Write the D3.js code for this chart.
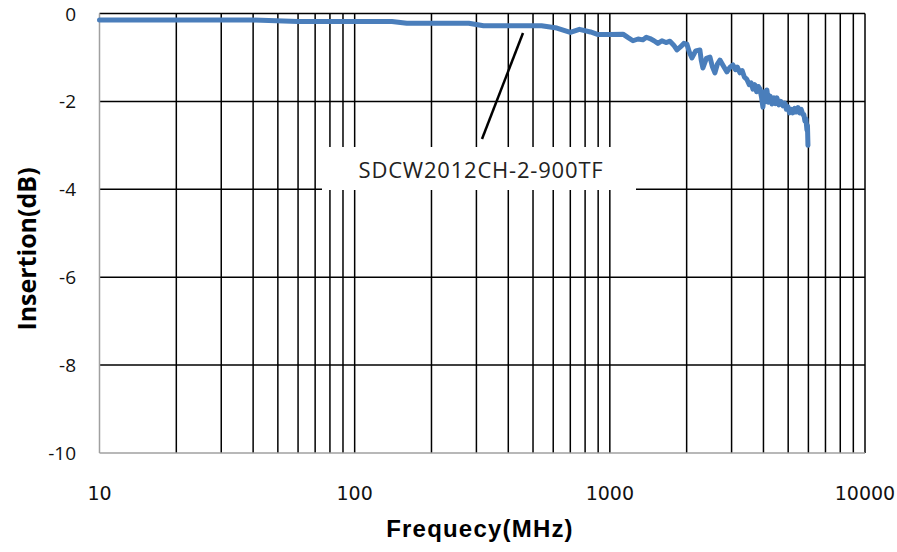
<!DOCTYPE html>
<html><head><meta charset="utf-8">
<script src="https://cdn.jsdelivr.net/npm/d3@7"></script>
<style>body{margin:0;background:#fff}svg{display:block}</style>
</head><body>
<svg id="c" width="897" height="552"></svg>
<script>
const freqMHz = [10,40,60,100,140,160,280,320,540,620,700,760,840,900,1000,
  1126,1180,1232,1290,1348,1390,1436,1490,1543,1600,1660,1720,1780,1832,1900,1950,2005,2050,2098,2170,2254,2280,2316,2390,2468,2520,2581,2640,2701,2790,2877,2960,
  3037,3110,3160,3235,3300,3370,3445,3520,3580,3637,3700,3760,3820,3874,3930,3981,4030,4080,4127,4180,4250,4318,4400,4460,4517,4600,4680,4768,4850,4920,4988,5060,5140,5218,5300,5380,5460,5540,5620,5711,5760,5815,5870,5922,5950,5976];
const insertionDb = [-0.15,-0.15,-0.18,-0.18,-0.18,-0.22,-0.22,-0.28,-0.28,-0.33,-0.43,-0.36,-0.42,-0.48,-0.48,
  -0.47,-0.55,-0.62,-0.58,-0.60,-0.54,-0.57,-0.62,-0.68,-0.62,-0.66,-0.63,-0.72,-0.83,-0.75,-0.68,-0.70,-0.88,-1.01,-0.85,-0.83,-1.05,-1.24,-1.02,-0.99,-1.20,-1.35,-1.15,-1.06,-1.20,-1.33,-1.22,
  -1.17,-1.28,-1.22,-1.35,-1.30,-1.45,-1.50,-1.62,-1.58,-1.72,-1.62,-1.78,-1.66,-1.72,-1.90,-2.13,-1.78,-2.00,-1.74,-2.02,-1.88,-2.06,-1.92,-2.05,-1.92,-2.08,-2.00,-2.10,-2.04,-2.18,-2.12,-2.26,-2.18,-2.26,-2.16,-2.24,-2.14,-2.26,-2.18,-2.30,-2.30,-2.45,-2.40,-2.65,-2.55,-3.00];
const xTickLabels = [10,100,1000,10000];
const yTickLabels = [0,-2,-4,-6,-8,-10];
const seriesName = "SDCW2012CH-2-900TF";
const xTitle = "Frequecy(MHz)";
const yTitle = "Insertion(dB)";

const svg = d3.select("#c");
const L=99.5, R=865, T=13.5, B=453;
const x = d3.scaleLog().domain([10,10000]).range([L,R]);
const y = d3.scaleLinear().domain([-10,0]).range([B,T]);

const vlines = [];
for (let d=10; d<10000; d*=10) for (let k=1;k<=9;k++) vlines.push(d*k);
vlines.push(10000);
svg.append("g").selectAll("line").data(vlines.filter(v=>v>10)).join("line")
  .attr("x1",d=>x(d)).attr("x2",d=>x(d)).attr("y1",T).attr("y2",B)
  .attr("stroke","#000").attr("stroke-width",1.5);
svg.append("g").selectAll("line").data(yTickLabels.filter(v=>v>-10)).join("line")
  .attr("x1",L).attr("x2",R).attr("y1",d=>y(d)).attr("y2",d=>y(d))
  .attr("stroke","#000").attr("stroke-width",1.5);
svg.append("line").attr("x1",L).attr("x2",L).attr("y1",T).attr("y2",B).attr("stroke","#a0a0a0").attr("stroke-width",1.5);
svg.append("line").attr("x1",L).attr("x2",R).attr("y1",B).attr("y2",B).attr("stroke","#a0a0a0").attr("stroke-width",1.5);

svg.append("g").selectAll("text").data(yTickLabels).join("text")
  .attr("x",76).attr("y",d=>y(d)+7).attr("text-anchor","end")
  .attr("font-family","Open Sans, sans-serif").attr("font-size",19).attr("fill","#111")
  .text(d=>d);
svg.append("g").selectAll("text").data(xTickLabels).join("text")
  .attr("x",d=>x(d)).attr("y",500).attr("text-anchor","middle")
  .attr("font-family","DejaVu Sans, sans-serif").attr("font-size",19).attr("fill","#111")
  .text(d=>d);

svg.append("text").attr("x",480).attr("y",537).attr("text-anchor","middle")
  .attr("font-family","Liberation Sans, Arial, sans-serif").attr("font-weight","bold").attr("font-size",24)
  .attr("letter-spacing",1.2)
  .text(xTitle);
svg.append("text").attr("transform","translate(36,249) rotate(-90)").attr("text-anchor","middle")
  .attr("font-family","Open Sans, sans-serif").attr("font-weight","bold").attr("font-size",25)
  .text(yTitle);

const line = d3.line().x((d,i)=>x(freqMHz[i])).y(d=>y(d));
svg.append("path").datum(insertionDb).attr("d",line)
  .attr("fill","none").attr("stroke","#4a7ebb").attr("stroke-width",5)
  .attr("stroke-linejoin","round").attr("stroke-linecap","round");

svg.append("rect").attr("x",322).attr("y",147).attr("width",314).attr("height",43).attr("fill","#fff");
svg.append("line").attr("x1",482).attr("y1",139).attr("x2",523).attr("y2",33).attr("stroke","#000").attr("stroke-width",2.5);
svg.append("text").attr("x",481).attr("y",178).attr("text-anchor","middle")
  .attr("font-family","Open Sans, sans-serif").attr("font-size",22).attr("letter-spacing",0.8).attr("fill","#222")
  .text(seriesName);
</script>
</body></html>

^^^^^^^^^^^^^^^^

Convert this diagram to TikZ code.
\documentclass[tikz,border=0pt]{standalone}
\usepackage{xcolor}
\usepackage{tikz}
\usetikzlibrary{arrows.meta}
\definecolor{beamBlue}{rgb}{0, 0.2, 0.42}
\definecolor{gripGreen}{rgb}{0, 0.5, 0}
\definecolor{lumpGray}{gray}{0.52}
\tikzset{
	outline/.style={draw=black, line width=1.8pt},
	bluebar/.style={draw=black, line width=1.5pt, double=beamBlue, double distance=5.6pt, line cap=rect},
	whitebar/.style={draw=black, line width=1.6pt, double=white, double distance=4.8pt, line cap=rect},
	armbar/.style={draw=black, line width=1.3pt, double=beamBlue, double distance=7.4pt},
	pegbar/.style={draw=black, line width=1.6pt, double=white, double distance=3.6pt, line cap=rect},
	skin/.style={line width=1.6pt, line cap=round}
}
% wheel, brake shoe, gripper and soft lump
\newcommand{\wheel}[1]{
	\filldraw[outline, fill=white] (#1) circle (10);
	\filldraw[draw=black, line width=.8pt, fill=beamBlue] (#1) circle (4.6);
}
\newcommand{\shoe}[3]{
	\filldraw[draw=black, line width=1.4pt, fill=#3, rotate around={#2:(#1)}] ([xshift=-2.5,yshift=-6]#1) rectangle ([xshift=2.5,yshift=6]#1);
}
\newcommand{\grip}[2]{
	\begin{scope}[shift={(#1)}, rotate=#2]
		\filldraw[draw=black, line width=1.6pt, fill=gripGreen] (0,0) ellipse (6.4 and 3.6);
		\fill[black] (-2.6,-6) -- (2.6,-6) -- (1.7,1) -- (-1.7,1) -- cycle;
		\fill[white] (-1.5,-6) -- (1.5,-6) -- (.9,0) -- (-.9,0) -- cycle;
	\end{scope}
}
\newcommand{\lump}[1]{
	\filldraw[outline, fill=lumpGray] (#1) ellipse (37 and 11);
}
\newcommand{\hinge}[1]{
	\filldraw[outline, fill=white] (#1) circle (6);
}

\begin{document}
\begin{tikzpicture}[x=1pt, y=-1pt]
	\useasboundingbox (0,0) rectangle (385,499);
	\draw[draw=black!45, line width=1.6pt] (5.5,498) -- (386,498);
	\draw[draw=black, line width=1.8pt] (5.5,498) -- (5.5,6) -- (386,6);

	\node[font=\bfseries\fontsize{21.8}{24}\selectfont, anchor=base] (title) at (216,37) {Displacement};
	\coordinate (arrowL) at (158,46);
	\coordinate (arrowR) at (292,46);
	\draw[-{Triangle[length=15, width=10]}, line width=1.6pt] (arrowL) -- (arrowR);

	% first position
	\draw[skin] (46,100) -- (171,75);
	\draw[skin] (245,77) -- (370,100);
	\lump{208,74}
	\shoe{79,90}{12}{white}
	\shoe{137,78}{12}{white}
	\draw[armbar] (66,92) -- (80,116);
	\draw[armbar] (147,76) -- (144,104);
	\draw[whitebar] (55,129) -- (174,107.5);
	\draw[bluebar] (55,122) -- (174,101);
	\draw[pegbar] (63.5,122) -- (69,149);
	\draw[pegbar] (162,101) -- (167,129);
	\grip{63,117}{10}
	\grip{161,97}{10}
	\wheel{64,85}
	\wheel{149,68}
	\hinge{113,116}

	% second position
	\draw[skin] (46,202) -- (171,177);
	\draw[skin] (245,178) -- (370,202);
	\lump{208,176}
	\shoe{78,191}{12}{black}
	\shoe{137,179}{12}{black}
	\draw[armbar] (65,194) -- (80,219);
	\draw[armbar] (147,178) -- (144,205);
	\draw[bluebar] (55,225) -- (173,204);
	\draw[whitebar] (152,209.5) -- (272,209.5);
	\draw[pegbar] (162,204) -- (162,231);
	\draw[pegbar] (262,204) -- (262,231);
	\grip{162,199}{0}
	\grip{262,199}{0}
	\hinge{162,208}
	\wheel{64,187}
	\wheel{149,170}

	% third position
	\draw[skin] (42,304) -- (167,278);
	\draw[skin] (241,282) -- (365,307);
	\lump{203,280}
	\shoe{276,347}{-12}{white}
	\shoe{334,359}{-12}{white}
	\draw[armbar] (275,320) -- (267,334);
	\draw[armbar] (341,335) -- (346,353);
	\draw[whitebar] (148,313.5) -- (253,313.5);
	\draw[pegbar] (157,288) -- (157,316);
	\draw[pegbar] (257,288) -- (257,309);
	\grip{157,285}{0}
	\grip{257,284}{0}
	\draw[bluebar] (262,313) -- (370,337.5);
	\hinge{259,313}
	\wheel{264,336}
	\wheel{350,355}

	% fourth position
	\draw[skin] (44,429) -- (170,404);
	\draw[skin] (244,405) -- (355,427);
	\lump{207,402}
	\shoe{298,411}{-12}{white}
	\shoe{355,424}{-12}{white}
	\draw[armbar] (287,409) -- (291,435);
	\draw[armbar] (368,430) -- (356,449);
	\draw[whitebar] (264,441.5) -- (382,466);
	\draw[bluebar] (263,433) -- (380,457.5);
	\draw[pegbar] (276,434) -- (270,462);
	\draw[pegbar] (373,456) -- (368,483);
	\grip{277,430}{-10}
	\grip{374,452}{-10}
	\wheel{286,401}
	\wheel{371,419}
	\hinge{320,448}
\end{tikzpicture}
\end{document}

^^^^^^^^^^^^^^^^

__Given exercise__. From the records above, copy exactly the lines starting at the one with "Write the D3.js code for this chart." and ending at the one with "const y = d3.scaleLinear().domain([-10,0]).range([B,T]);", and no others. Pictures stay out.

__Complete response__.
Write the D3.js code for this chart.
<!DOCTYPE html>
<html><head><meta charset="utf-8">
<script src="https://cdn.jsdelivr.net/npm/d3@7"></script>
<style>body{margin:0;background:#fff}svg{display:block}</style>
</head><body>
<svg id="c" width="897" height="552"></svg>
<script>
const freqMHz = [10,40,60,100,140,160,280,320,540,620,700,760,840,900,1000,
  1126,1180,1232,1290,1348,1390,1436,1490,1543,1600,1660,1720,1780,1832,1900,1950,2005,2050,2098,2170,2254,2280,2316,2390,2468,2520,2581,2640,2701,2790,2877,2960,
  3037,3110,3160,3235,3300,3370,3445,3520,3580,3637,3700,3760,3820,3874,3930,3981,4030,4080,4127,4180,4250,4318,4400,4460,4517,4600,4680,4768,4850,4920,4988,5060,5140,5218,5300,5380,5460,5540,5620,5711,5760,5815,5870,5922,5950,5976];
const insertionDb = [-0.15,-0.15,-0.18,-0.18,-0.18,-0.22,-0.22,-0.28,-0.28,-0.33,-0.43,-0.36,-0.42,-0.48,-0.48,
  -0.47,-0.55,-0.62,-0.58,-0.60,-0.54,-0.57,-0.62,-0.68,-0.62,-0.66,-0.63,-0.72,-0.83,-0.75,-0.68,-0.70,-0.88,-1.01,-0.85,-0.83,-1.05,-1.24,-1.02,-0.99,-1.20,-1.35,-1.15,-1.06,-1.20,-1.33,-1.22,
  -1.17,-1.28,-1.22,-1.35,-1.30,-1.45,-1.50,-1.62,-1.58,-1.72,-1.62,-1.78,-1.66,-1.72,-1.90,-2.13,-1.78,-2.00,-1.74,-2.02,-1.88,-2.06,-1.92,-2.05,-1.92,-2.08,-2.00,-2.10,-2.04,-2.18,-2.12,-2.26,-2.18,-2.26,-2.16,-2.24,-2.14,-2.26,-2.18,-2.30,-2.30,-2.45,-2.40,-2.65,-2.55,-3.00];
const xTickLabels = [10,100,1000,10000];
const yTickLabels = [0,-2,-4,-6,-8,-10];
const seriesName = "SDCW2012CH-2-900TF";
const xTitle = "Frequecy(MHz)";
const yTitle = "Insertion(dB)";

const svg = d3.select("#c");
const L=99.5, R=865, T=13.5, B=453;
const x = d3.scaleLog().domain([10,10000]).range([L,R]);
const y = d3.scaleLinear().domain([-10,0]).range([B,T]);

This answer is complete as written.